The wet weather has arrived and unfortunately it will probably continue to rear it’s ugly head repeatedly for the next couple of months.
Heavy rain means that debris is washed onto road surfaces, so even when the surfaces have dried out, there are more puncture risks on the tarmac. Not only that, but of course wet weather means surfaces are more slippery.
These two inconveniences – higher puncture risk and slippery roads are best combated by winter worthy tyres.
One common misconception is that the best tyres are the ones with the thickest grooves, or ‘tread’ visible on the surface. The benefit of a heavy tread is entirely psychological – what you really need to look out for is compound, puncture proofing breakers, and appropriate TPI.
Summer riding is all about soft compounds, those lovely supple tyres that roll over uneven surfaces, sticking to the road and giving you a smooth, low resistance ride. Hard compounds are much more resilient to punctures, but they don’t mould with the road, they bounce over uneven surfaces, they increase resistance and aren’t that comfortable.
Neither of the above options are good for winter miles – and that’s why quality tyres will have a ‘dual compound’ – a soft compound, with a puncture resistant layer, or softer compound on the sidewalls for supple cornering and hard compound in the center to combat the nasty grit and dirt.
Your puncture resistant layer is likely to be made of ‘Vectran’ or ‘Kevlar’ – this extra barrier adds a little weight and toughens up the tyre, hence slightly more resistance, but it’s a lot better than standing by the road with numb fingers.
Of course, you do need to make sure your tyres are in good condition – give them a wipe after rides to stop grit becoming embedded, and if they’ve got genuine slashes in them it might be better to replace them. If you’ve sprung a hole and can see right through to the tube, no amount of Kevlar or Vectran will save you going flat.
Your tyres have a cloth casing, usually made from nylon. Winter tyres will have a lower TPI (threads per inch), which makes them more durable – whilst supple, fast, summer tyres have a higher than 100 TPI – this makes them more comfortable and speedy to ride, but less resilient. Therefore, if you want bullet proof as you can get, look for something like the Speicialized Armadillo, with 60TPI, but if you want something that feels a bit speedier, consider the 330TPI Continental GP 4 Seasons. The latter is still a suitable winter tyre, but it needs more expert puncture proofing to cater for the supple casing, hence the considerably higher RRP.
Width and pressure
Fast racing tyres are usually skinny, 23mm – and even less if you’re racing tubs. Over winter, most racers are plodding out the base miles, and fast has become less important. For commuters, getting there safely and hassle free is the most important concern year round. Therefore, 25mm and above tyres become the order of the day.

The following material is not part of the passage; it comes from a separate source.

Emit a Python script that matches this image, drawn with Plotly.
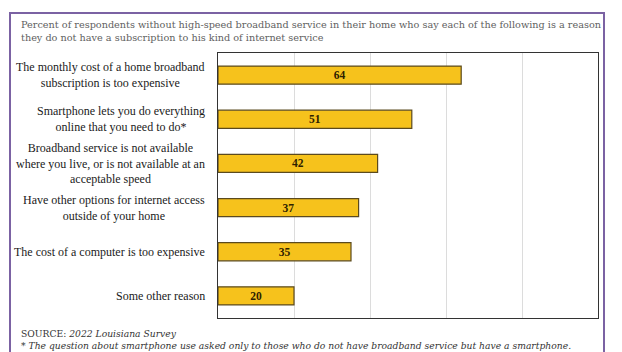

Wider tyres have a larger patch of contact with the road. This simply means more grip, which on wet, greasy roads, is important. If you’ve got a hybrid, cyclocross bike, or a relaxed geometry road bike with clearance for 28mm tyres, then you can go even bigger.
Running your tyres at slightly lower pressure in the wet also increases the surface area of your contact point with the road, so aim to run your tyres around 10 PSI lower than you might on a sunny day. Of course, don’t allow them to run too low – as this can leave you open to punctures – for a guide to what range you should be looking at, check the tyre side wall. If you’re light, stick to the lower end, if you’re a heavier rider, the higher end.
You want my suggestions?
The perfect tyres for you will vary, but going on my own personal experiences:
Specialized Armadillo – Hardwearing, these tough little critters shouldn’t puncture often – but with a 60TPI casing they will make your bike feel a little slow if you’re used to lightweight summer tyres. This said, you’ll soon get used to them, and it will feel amazing when you swap them come spring.
Schwalbe Durano – I’ve ridden these in summer and winter, and suffered very few punctures whilst still feeling perfectly happy to ride them in the sun. A dual compound is used, with supple rubber on the shoulders for grip and comfort, and a much harder compound at the centre, where the tyre makes the most indent on the road.
Continental 4 Seasons – These have a Duraskin and Vectran breaker, as well a super special black “Max Grip Silica” compound optimised for wet weather grip. Extra technology has gone into making these tough, whilst still boasting a 330TPI – they’re pleasant to ride and resilient.